Working in translation is a remarkable, satisfying, challenging job that I love. It’s serious and life-changing work but sometimes the process provides some funny moments.

 

Sometimes the right word is just so hard to find. We were working through the minor prophets and every time the translator came to a word describing a kind of weapon, he made an action. In the end, exasperated, I said I simply can’t put that into the translation. I needed a word! After that, whenever we came to that word (especially when we got tired) we both did the action, laughing!

 

Another time, I was checking the translated version of Amos about a battle in Israel. In the middle of the narrative, some fighting men appeared on a ship, which was curious since the battle was on land.
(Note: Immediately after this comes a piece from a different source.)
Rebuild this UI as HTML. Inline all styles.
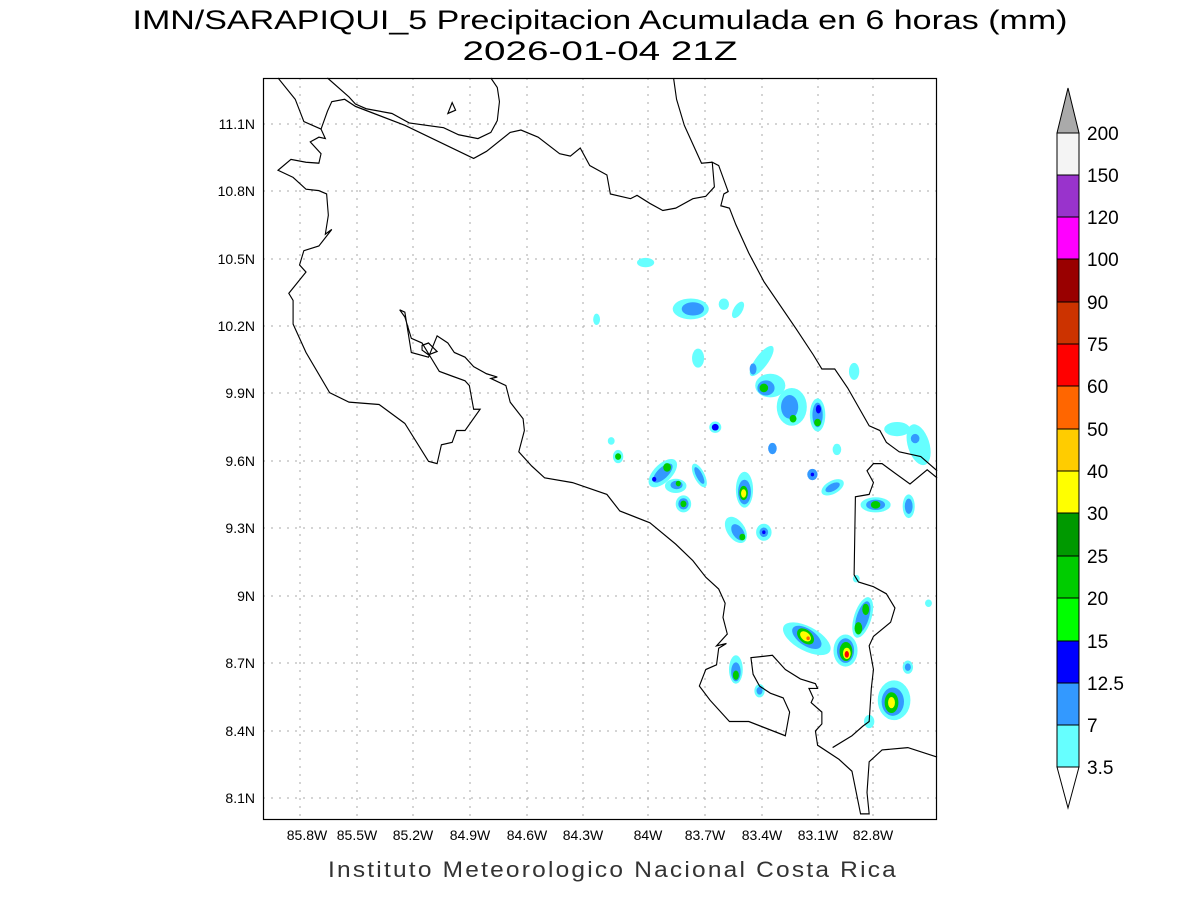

I looked at some different source texts and discovered the source of the problem: it mentioned ‘fleet-footed soldiers’ (Amos 2:15), and you know where the dictionary would direct someone with the word ‘fleet’, right?

 

I found a passage in 1 Kings 13 highly amusing – right before we changed it – when an old prophet called his sons to ‘saddle the donkey’ which came to be ‘put the boots on the donkey’. It now reads ‘get the donkey ready’ which is less interesting but closer to the idea, if you have no word for ‘saddle’ and no idea what it’s for.

 

Melai Bangara ta o ereke ileileamaquli ko ngavingavi ko taku poso kale (Bilua, Solomon Islands)

But God has made everything beautiful at its own time. Ecc 3:11a

 

PRAY: Please pray for those working in translation, that the results of their work will well reflect the message spoken by the original writers as they were ‘moved by the Holy Spirit’ (2 Peter 1:21).